インドの新たな3%の物品サービス税(GST)が金市場にどのような意味があるのか
世界第2位の金消費国は物品サービス税の導入で間接税が簡素化されることとなりました。
金市場の開発団体のワールド・ゴールド・カウンシルは、3%の物品サービス税は、インドの経済を押し上げることから金需要を高めると予想しています。
新たな物品サービス税は、事前予想の5%を下回り、今後は金へ一律13%(10%の関税と3%のGST)と、これまでの12.5%(10%の関税と1%の売上税と0.5%のサービス税)より増加するものの、この税金を今までのように別々に支払う必要がなく一括で払えるとのこと。
過去5年間に関税や物品税は、世界第2の消費国の人々の金需要を抑えるために、引き上げられるなど変動し続けていました。そして、その一環として昨年11月には高額紙幣を廃止するという手段さえとられたのです。
しかし、モディ政権は物品サービス税(GST)を一律3%課することを今月初めに決定し、7月1日から導入されることとなります。
「この簡素化された税構成は、金のサプライチェーンを透明化し、効率を高める事となります。」とワールド・ゴールド・カウンシルは述べています。
「3%の物品サービス税(GST)は、業界の予想を下回りました。そして、業界の反応は、この変更により税率は多少高まるにもかかわらずポジティブです。」
アラブ首長国連邦の金のディーラーは、インドの新たな物品サービス税(GST)が発表されたことから、金の需要が一時的に高まることを予想しているとこの国のプレスがレポートしています。
「インドの金価格が多少ながらも物品サービス税(GST)の導入で来月上昇することで、アラブ首長国連邦の宝飾取引が、インドと比べてより魅力を増すことになります。
インドと中東諸国の金需要は、世界の金需要の35%を占めていると、先週シンガポールで行われたアジア・パシフィック貴金属会議で貴金属アナリストのPhilip Klapwijk氏が述べています。この割合は1980年代の22%からも増加していることを見ることができます。
しかし、このような需要は長続きはしないだろうとドバイのディラーは述べています。それは、アラブ首長国連邦と他の湾岸諸国は、その物品サービス税(GST)を5%へと引き上げ、来年1月に導入しようとしていることからです。
LiveMintのレポートによると、サービス物品税(GST)の導入前に、インドの宝飾店が在庫を増加させ、金購入需要が今ひとつであったことから、インドの金価格は世界価格比を下回っていたとのこと。
インドの金ディーラーは、輸入価格から3.50ドルのディスカウントを提示していたともロイターがレポートしています。
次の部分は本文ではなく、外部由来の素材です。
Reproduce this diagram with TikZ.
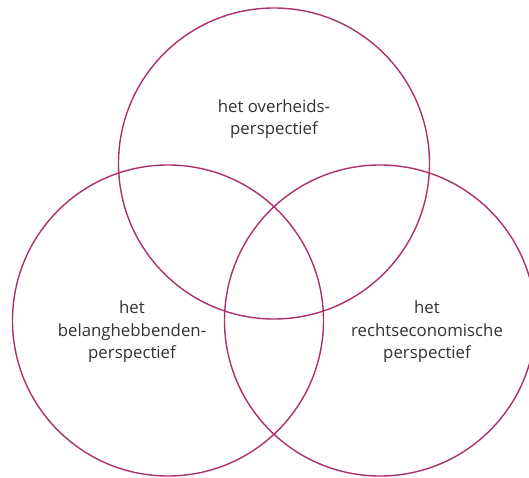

これは、2016年末以来の水準でした。
6月から9月は通常はインドの金消費需要は下落します。それは、ヒンドゥー教の暦上は結婚に適した吉日がないことからです。
「アジアの金市場は静かだ」とトムソンロイターGFMSコンサルタント会社のアナリストのCameron Alexander氏ロイターに答えています。
「今週の価格の上昇は在庫増加を促したが、金購入需要は高まっていない。」と続けています。